These companies market their sustainability strategies by (mostly) avoiding greenwashing, providing details about their achievements and goals, and admitting their failings.
What’s green marketing?
Green marketing is how a company shows off its sustainability efforts. Good green marketing is honestly communicated and avoids the greenwashing trap.
How to identify good green marketing:
- Realistic claims – if something sounds too good to be true, maybe it is? All claims should be backed up by…
- Facts and figures – how is the company reducing its carbon footprint, by how much, from what baseline? Details, details, details.
- Accessibility – you shouldn’t have to hunt through a long, complicated report to learn about a company’s sustainability strategy. The highlights and key points should be clear on its website, with links for more detailed information.
- Failings – no company is perfect, so every one should be able to identify areas for improvement.
- Targets – green companies should have clear, specific targets and, importantly, a route map of how they intend to achieve these goals.
So who’s doing this well?
Let’s be clear. These brands aren’t necessarily the most ‘eco-friendly’ or actively saving the planet through their businesses – but they are making steps to reduce their impact and communicating their activities (for the most part) honestly.
1. Patagonia
Of course we have to start with Patagonia. The outdoor brand has long had an aim to be as sustainable as it can be – for example, by encouraging customers to return old Patagonia gear for resale and buy replacements through its second-hand Worn Wear programme. 94% of its latest line is made from recycled materials; it uses organic cotton; and it offers more Fair Trade Certified™ sewn styles than any other clothing brand.
But the reason we like Patagonia’s marketing is its honesty – the first words on its ‘Our Footprint‘ webpage are:
This is the key to green marketing: truth. Very few brands, if any, have zero impact. Patagonia still has a way to go on its journey to be an environmentally and socially sustainable brand. For example, over half the people working in its apparel assembly factories aren’t paid a living wage – something Patagonia acknowledges with plans for improvement.
2. IKEA
IKEA aims to be climate positive by 2030, which means reducing more emissions than the company generates. The furniture retailer admits it has some distance to go to achieve this, but explains how it plans to get there – for example, designing products to be reused and refurbished; introducing menus that are 50% plant-based by 2025; and moving to 100% renewables by 2030 (and enabling supply partners to do the same).
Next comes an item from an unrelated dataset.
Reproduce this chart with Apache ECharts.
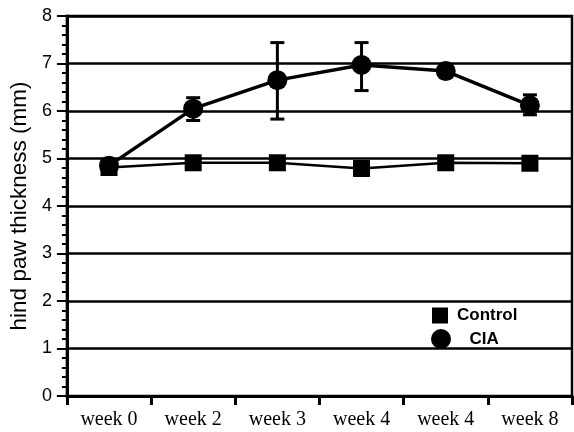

Other plans include phasing out all plastic packaging by 2028 and ensuring that at least a third of their wood range is made from recycled wood by 2030. IKEA also needs to tackle its supply chain issues and treatment of employees.
One of the biggest issues with IKEA is consumption – if you’ve ever been in an IKEA store, you’ll know how difficult it is to get from entrance to checkout without collecting a heap of things you didn’t plan on buying. To address this (at least in part), the company has committed to a circular economy by 2030 – selling spare parts to repair or upgrade items, exploring a leasing model and refurbishment services, and offering recycling pick-ups in places without such infrastructure.
IKEA is definitely not a perfect company, but they are aiming in the right direction and are mostly clear about their shortcomings.
3. Unilever
Unilever owns more than 400 brands sold globally including Dove, Comfort, Ben & Jerry’s and Domestos. The company has put an emphasis on sustainability with its Unilever Compass Strategy, which covers “planet and society“. It has goals of zero emissions from its operations by 2030, net zero emissions across the value chain by 2039, increasing plant-based food sales and halving food waste between factories and shelves by 2025. The company has even been accused of focusing on sustainability over financial performance by one of its major investors.
On its website, there’s a page dedicated to the company’s position on everything from animal testing to microplastics, including controversial issues such as the Kericho Tea Estates in Kenya, where allegations of sexual harassment were made in 2013 (Unilever says it monitors progress on the recommendations made by an independent review on a monthly basis and focuses on improving education, awareness and “grievance and reporting procedures”).
Unilever has, however, fallen foul of tighter greenwashing regulations: the UK’s Advertising Standards Authority found the claim that Persil detergent is “kinder to our planet” at the end of an advert wasn’t clearly substantiated. Stricter greenwashing rules mean even the most well-meaning brands need to do better.